There is no room for complacency. That has only been achieved with considerable investment, of both money and effort, by the regular as well as the reserve forces. If the targets in FR2020 are to be met, it is vital that this earmarked funding is continued and not sacrificed to in-year savings, which would run the risk of seriously compromising the momentum achieved to date. Overall, however, the reserves story is now becoming a successful one, and is far healthier than it was only a few years ago.
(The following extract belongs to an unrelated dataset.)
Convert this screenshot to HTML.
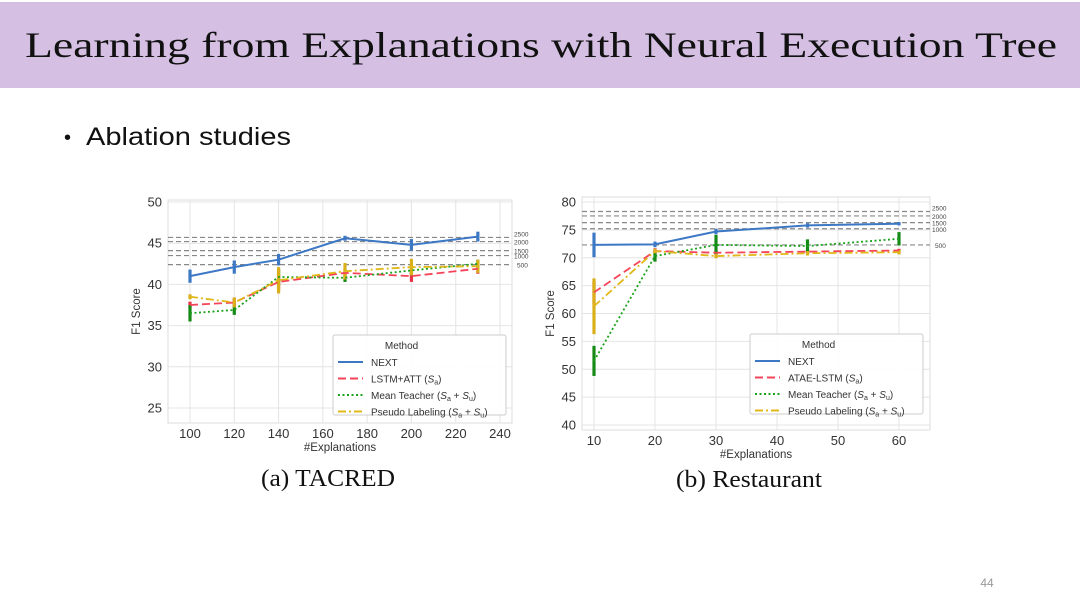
<!DOCTYPE html>
<html><head><meta charset="utf-8"><style>
body{margin:0;width:1080px;height:610px;background:#fff;overflow:hidden}
svg{display:block}
</style></head><body>
<svg id="s" width="1080" height="610" xmlns="http://www.w3.org/2000/svg" font-family="Liberation Sans, DejaVu Sans, sans-serif">
<rect x="0" y="2" width="1080" height="86" fill="#d5c0e3"/>
<text x="25" y="57" font-family="Liberation Serif, serif" font-size="36" textLength="1032" lengthAdjust="spacingAndGlyphs" fill="#111">Learning from Explanations with Neural Execution Tree</text>
<text x="64" y="144" font-size="20" fill="#111">•</text>
<text x="86" y="145" font-size="25" textLength="205" lengthAdjust="spacingAndGlyphs" fill="#111">Ablation studies</text>
<text x="328" y="486" text-anchor="middle" font-family="Liberation Serif, serif" font-size="24" textLength="134" lengthAdjust="spacingAndGlyphs" fill="#111">(a) TACRED</text>
<text x="749" y="487" text-anchor="middle" font-family="Liberation Serif, serif" font-size="24" textLength="146" lengthAdjust="spacingAndGlyphs" fill="#111">(b) Restaurant</text>
<text x="987" y="587" text-anchor="middle" font-size="12" fill="#999">44</text>
<g id="c1"></g><g id="c2"></g>
</svg>
<script>
const NS="http://www.w3.org/2000/svg";
function el(p,t,a,txt){const e=document.createElementNS(NS,t);for(const k in a)e.setAttribute(k,a[k]);if(txt!==undefined)e.innerHTML=txt;p.appendChild(e);return e;}
const styles=[{c:"#3d78c5",d:""},{c:"#f5445a",d:"8,4"},{c:"#1aa31a",d:"2,2.5"},{c:"#e0b81a",d:"8,3,2,3"}];
const ebc=["#3d78c5","#e8334a","#168a16","#d9b01a"];
function chart(g,o){
 const X=v=>o.x0+(v-o.vx0)*o.sx, Y=v=>o.y0-(v-o.vy0)*o.sy;
 el(g,"rect",{x:o.L,y:o.T,width:o.R-o.L,height:o.B-o.T,fill:"#fff",stroke:"#ddd","stroke-width":1});
 o.xt.forEach(v=>{el(g,"line",{x1:X(v),x2:X(v),y1:o.T,y2:o.B,stroke:"#e4e4e4"});el(g,"text",{x:X(v),y:o.B+15,"text-anchor":"middle","font-size":13,fill:"#333"},v);});
 o.yt.forEach(v=>{el(g,"line",{x1:o.L,x2:o.R,y1:Y(v),y2:Y(v),stroke:"#e4e4e4"});el(g,"text",{x:o.L-6,y:Y(v)+4.5,"text-anchor":"end","font-size":13,fill:"#333"},v);});
 el(g,"text",{x:(o.L+o.R)/2,y:o.B+28,"text-anchor":"middle","font-size":11.5,fill:"#333"},"#Explanations");
 el(g,"text",{x:0,y:0,transform:`translate(${o.L-28},${(o.T+o.B)/2}) rotate(-90)`,"text-anchor":"middle","font-size":11.5,fill:"#333"},"F1 Score");
 const lab=["2500","2000","1500","1000","500"];
 o.h.forEach((v,i)=>{el(g,"line",{x1:o.L,x2:o.R,y1:Y(v),y2:Y(v),stroke:"#888","stroke-dasharray":"5,3","stroke-width":1.2});
   el(g,"text",{x:o.R+(i==4?5:2),y:Y(v)+(i==0?-1:3),"font-size":6.5,fill:"#444"},lab[i]);});
 o.series.forEach((s,i)=>{
  s.forEach((v,j)=>{const e=o.err[i][j];el(g,"line",{x1:X(o.xs[j]),x2:X(o.xs[j]),y1:Y(v-e),y2:Y(v+e),stroke:ebc[i],"stroke-width":3.2});});
 });
 o.series.forEach((s,i)=>{
  el(g,"polyline",{points:s.map((v,j)=>X(o.xs[j])+","+Y(v)).join(" "),fill:"none",stroke:styles[i].c,"stroke-width":i==0?2:1.8,"stroke-dasharray":styles[i].d});
 });
 const lx=o.lg[0],ly=o.lg[1],lw=o.lg[2],lh=o.lg[3];
 el(g,"rect",{x:lx,y:ly,width:lw,height:lh,fill:"#fff","fill-opacity":0.9,stroke:"#ccc",rx:2});
 el(g,"text",{x:lx+lw*0.3,y:ly+14,"font-size":10,fill:"#333"},"Method");
 o.names.forEach((n,i)=>{const yy=ly+30+i*16.5;
  el(g,"line",{x1:lx+5,x2:lx+30,y1:yy-3,y2:yy-3,stroke:styles[i].c,"stroke-width":2,"stroke-dasharray":styles[i].d});
  el(g,"text",{x:lx+38,y:yy+1,"font-size":10,fill:"#333"},n);});
}
const N1="<tspan font-style='italic'>S</tspan><tspan font-size='7' dy='2'>a</tspan><tspan dy='-2'>)</tspan>";
const N2="(<tspan font-style='italic'>S</tspan><tspan font-size='7' dy='2'>a</tspan><tspan dy='-2'> + </tspan><tspan font-style='italic'>S</tspan><tspan font-size='7' dy='2'>u</tspan><tspan dy='-2'>)</tspan>";
chart(document.getElementById("c1"),{L:168,R:512,T:200,B:423,x0:190,vx0:100,sx:310/140,y0:202,vy0:50,sy:206/25,
 xt:[100,120,140,160,180,200,220,240],yt:[25,30,35,40,45,50],h:[45.7,45.2,44.1,43.5,42.4],
 xs:[100,120,140,170,200,230],
 series:[[41,42.1,43,45.6,44.8,45.8],[37.5,37.8,40.3,41.4,41,41.9],[36.5,36.9,40.9,40.8,41.7,42.5],[38.5,37.8,40.5,41.6,42.1,42.2]],
 err:[[0.8,0.8,0.7,0.3,0.7,0.6],[0.4,0.6,1,0.5,0.7,0.6],[1,0.6,1,0.5,0.6,0.5],[0.3,0.6,1.6,1,1,0.8]],
 lg:[333,335,173,80],names:["NEXT","LSTM+ATT ("+N1,"Mean Teacher "+N2,"Pseudo Labeling "+N2]});
chart(document.getElementById("c2"),{L:582,R:930,T:197,B:430,x0:594,vx0:10,sx:305/50,y0:202,vy0:80,sy:223/40,
 xt:[10,20,30,40,50,60],yt:[40,45,50,55,60,65,70,75,80],h:[78.3,77.5,76.3,75.2,72.3],
 xs:[10,20,30,45,60],
 series:[[72.3,72.4,74.7,75.8,76.1],[63.8,71.2,70.9,71.1,71.3],[51.5,70.3,72.3,72.1,73.4],[61.3,71.2,70.3,70.8,71.0]],
 err:[[2.2,0.5,0.5,0.4,0.3],[2,0.5,0.4,0.4,0.3],[2.7,1,1.8,1.2,1.2],[5,0.4,0.4,0.4,0.4]],
 lg:[750,334,173,80],names:["NEXT","ATAE-LSTM ("+N1,"Mean Teacher "+N2,"Pseudo Labeling "+N2]});
</script>
</body></html>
An important aspect of the overall quality of life in the services is represented by service accommodation, and this is where the Ministry of Defence must do better if it wishes to retain the support of service personnel and, particularly, of their families. Remember the saying: “Recruit the serviceman, retain the family.” The UK tri-service families continuous attitudes survey, published in July 2017, shows that the level of satisfaction with the maintenance of service families’ accommodation remains low following a large decrease in 2016. In particular—this follows on from the point made by Ruth Smeeth—there are issues surrounding the delays in the MOD’s housing contractor, CarillionAmey, responding to requests for maintenance and also with the quality of the maintenance and repair work subsequently undertaken. Only 34% of those surveyed said that they were satisfied with the responsiveness of the contractor and only 29% were satisfied with the quality of maintenance or repair work that it undertook.